The Where’s Waldo on WordPress blog has posted the first part of a three-part interview Matt Hoos and I conducted with blogger Michael Liss last month about “Where’s Waldo” and even thought it was a three hour discussion about Waldo, he’s somehow managed to make us sound reasonably coherent.


“Intrepid Waldo Blogger Michael Liss” came to Toronto to talk to the Waldo Ultimatum director Matt Hoos and I last month and we ended up having an epic conversation about the iconic traveller in the striped sweater. Seriously, we must have ended up talking for nearly three hours. About “Where’s Waldo”.

Matthew: I hadn’t started thinking of Waldo again since my youth until we started this project. For me, the iconic status that this little man with glasses and a sweater has taken on is astounding. Everybody, everywhere knows who this guy is. He may go by different names in different parts of the world, but it seems to me that people of our generation, people of an older generation who read the books to us, and now kids who are being read the books by parents our age, all have this easy connection with this figure. He somehow managed to clench a spot in the collective consciousness.

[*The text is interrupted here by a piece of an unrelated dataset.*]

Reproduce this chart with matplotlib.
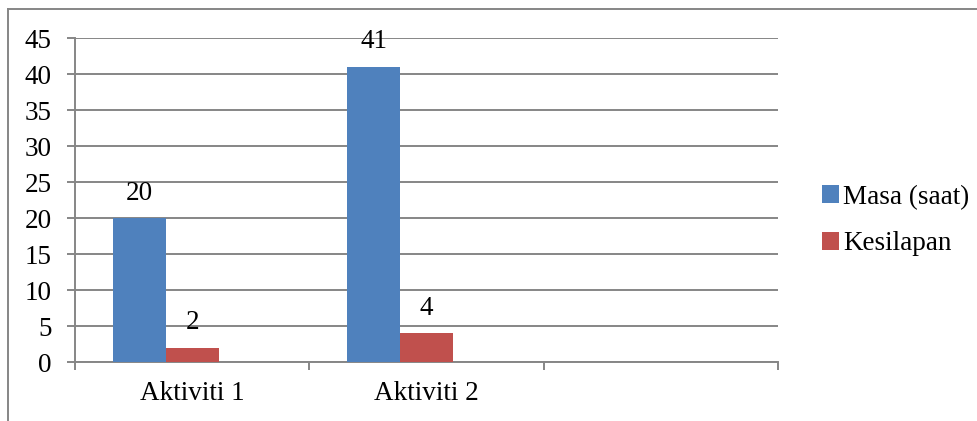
import matplotlib
matplotlib.use('agg')
from matplotlib import pyplot as plt
from matplotlib.lines import Line2D
import numpy as np

plt.rcParams['font.family'] = ['Liberation Serif', 'DejaVu Serif']

# data
categories = ['Aktiviti 1', 'Aktiviti 2', '']
masa = [20, 41]
kesilapan = [2, 4]
series_names = ['Masa (saat)', 'Kesilapan']

blue = '#4F81BD'
red = '#C0504D'
grey = '#868686'
fs = 19.5

fig = plt.figure(figsize=(9.78, 4.21), dpi=100)
ax = fig.add_axes([0.0767, 0.1401, 0.7188, 0.7696])

# excel-like layout: 3 slots per category, third series empty
bw = 0.225
x = np.arange(len(masa)) + 0.5
b1 = ax.bar(x - 1.5 * bw, masa, bw, align='edge', color=blue, zorder=3, label=series_names[0])
b2 = ax.bar(x - 0.5 * bw, kesilapan, bw, align='edge', color=red, zorder=3, label=series_names[1])
b1_x = x - bw
b2_x = x

for xs, vals in ((b1_x, masa), (b2_x, kesilapan)):
    for xi, v in zip(xs, vals):
        ax.annotate(str(v), (xi, v), xytext=(0, 18), textcoords='offset points',
                    ha='center', va='center', fontsize=fs, zorder=4)

ax.set_xlim(0, 3)
ax.set_ylim(0, 45)
ax.set_yticks(np.arange(0, 46, 5))
ax.yaxis.grid(True, color=grey, lw=1.4, zorder=0)
ax.set_xticks([0, 1, 2, 3])
ax.set_xticklabels([])
ax.set_xticks(np.arange(len(categories)) + 0.5, minor=True)
ax.set_xticklabels(categories, minor=True)
ax.tick_params(axis='x', which='major', direction='out', length=5.5, width=1.4, color=grey)
ax.tick_params(axis='x', which='minor', length=0, pad=14, labelsize=fs)
ax.tick_params(axis='y', direction='out', length=5.8, width=1.4, color=grey, pad=11, labelsize=fs)

for s in ('top', 'right'):
    ax.spines[s].set_visible(False)
for s in ('left', 'bottom'):
    ax.spines[s].set_color(grey)
    ax.spines[s].set_linewidth(1.4)

leg = fig.legend(handles=[b1, b2], loc='upper left', bbox_to_anchor=(0.840, 0.561),
                 frameon=False, fontsize=fs, handlelength=0.65, handleheight=0.65,
                 handletextpad=0.15, labelspacing=0.79, borderpad=0, borderaxespad=0)

# outer chart border (left and top are visible)
fig.add_artist(Line2D([0.0082, 0.0082], [0, 0.979], color=grey, lw=1.4, transform=fig.transFigure))
fig.add_artist(Line2D([0.0082, 1], [0.979, 0.979], color=grey, lw=1.4, transform=fig.transFigure))

fig.savefig('out.png', dpi=100)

Brad: Waldo was the ultimate cipher when you’re a kid. He was a perfect thing to base stories around, because you’re never entirely sure where he is or why he’s there, so you actually have to fill in his characterization and motivation yourself. Why is he at the fair ground, why is he at the airport? Why is he in these various locations, and why are these other little pantomimes playing out around him? So as a kid, part of the appeal is you have to create these stories for yourself to make him compelling and relevant to you. When you become older and come back to it, you can then make the cipher you’ve created relevant again to the little, daily absurdities that you’re dealing with. And that’s fun, because he speaks to everybody for very different reasons, but he’s sort of a shared, storytelling creation kit.

Matthew: I’ll buy that.

Michael’s done an amazing job of turning a very rambling conversation into something rambling, and given some of the odd turns the rest of the conversation I look forward to parts 2 and 3 whenever the poor guy gets done editing them.